The conclusion is derived from the following smooth-pasting condition:

$$\begin{aligned} \frac{\partial F(x)}{\partial x}\mid_{{\delta ^I}-}=\frac{\partial (E_1(x)+D_1(x)+FL(x))}{\partial x}\mid _{{\delta ^I}+}. \end{aligned}$$

\(\square \)

5 The Algorithm and Examples for the Two-Stage Investment

As a summary of our work, we provide the following algorithm for the pricing and timing of the option to make the two-stage investment with credit guarantees.

figure a
Table 1 The pricing and timing of the option \(r=0.05\), \(\rho _i=0.05\), \(\rho _f=0.4\), \(\mu =0.02\), \(\sigma =0.35\), \(\lambda =8\) \(\eta _{1}=10\), \(\eta _{2}=9\), \(q=0.6\), \(p=0.4\), \(\alpha =0.35\), \(I=20\), \({\bar{I}}=90\), \(\delta _0=1\)
Full size table

Table 1 presents examples. It says that the value \(F(\delta _0)\) of the option (i.e. the firm value) increases and the two investment thresholds decrease with the growth factor \(\theta \). The fraction \(\psi \) of equity decreases with the guarantee fee rate g. These numerical results are quite in agreement with intuition, and show that our algorithm is feasible and effective.

6 Conclusion

The guarantee-investment financing mode (G-I mode) is recently invented by Chinese entrepreneurs and it has acquired great successes in overcoming the financing difficulty experienced by micro-, small- and medium-sized enterprises (MSMEs). However, there are no theories in the literature on the G-I financing mode in addition to Dong and Yang (2020).

In this paper, we develop a jump-diffusion model for the G-I mode instead of a pure diffusion one discussed by Dong and Yang (2020). The fraction of equity and guarantee fee rate are contracted before investment like a loan commitment considered by Mauer and Sarkar (2005) and Song and Yang (2016). We aim to produce an algorithm for the pricing and timing of the option to invest in a project with the G-I mode. We make use of the well-known theory of corporate securities pricing and capital structure, see e.g. Leland (1994), and the backward induction method, see e.g. Tan and Yang (2017), and provide closed-form solutions and produce a numerical algorithm for the timing and pricing of the option to make the two-stage investment.
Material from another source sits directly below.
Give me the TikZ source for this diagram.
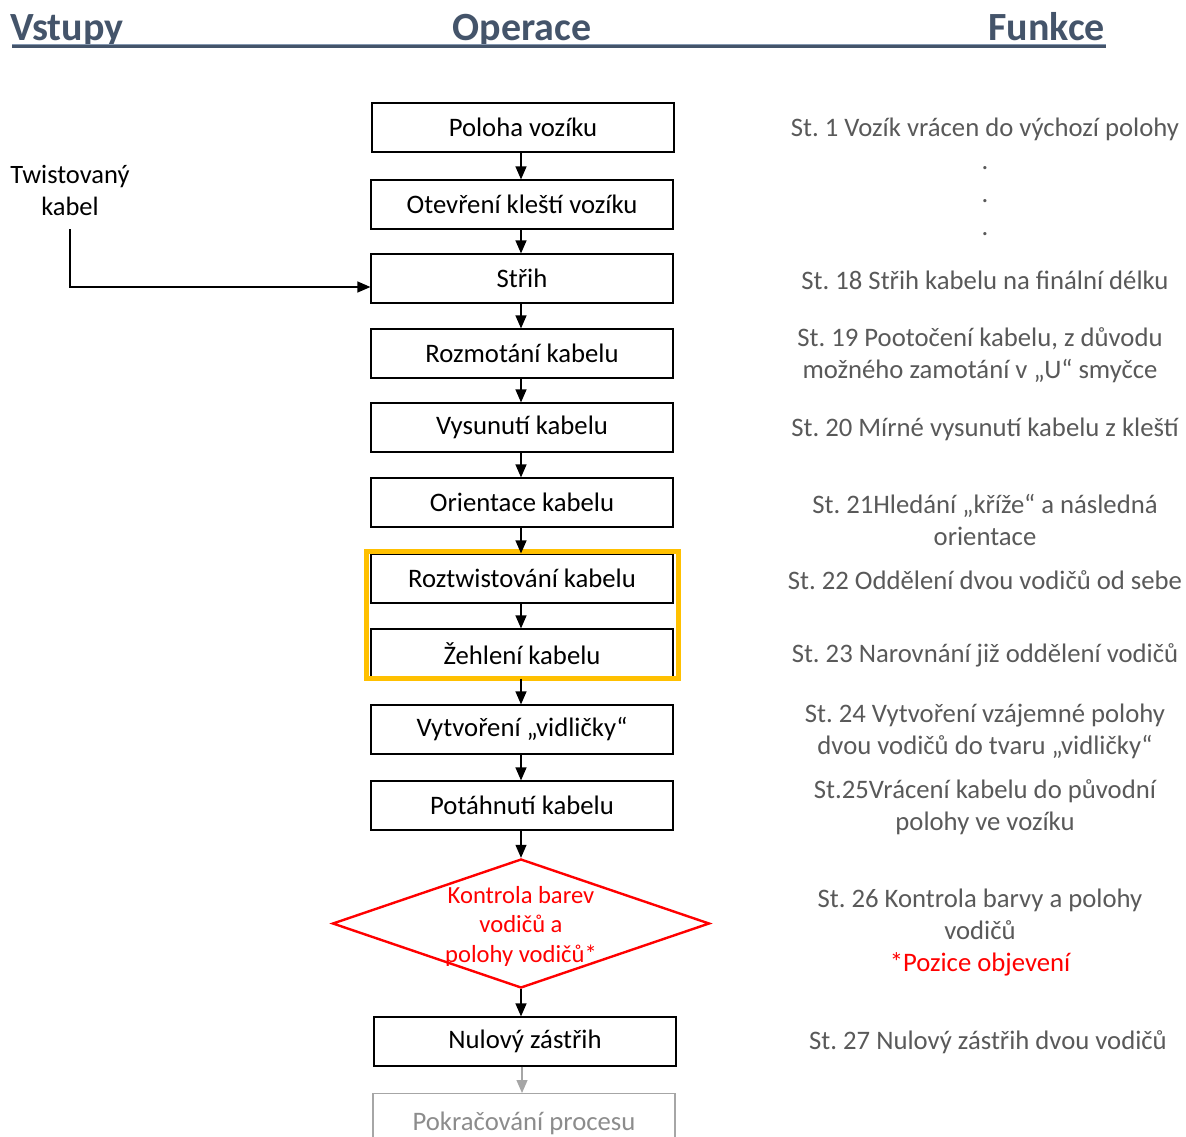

We emphasize that in our model, the second-stage investment is initiated by borrowers (entrepreneurs). In practice, the second investment option might be owned by borrowers or insurers. To whom this option should be granted is an interesting problem, which is related to the optimal security design theory. We do not consider the problem here. Instead, we recommend seeing Dong and Yang (2020) for a discussion.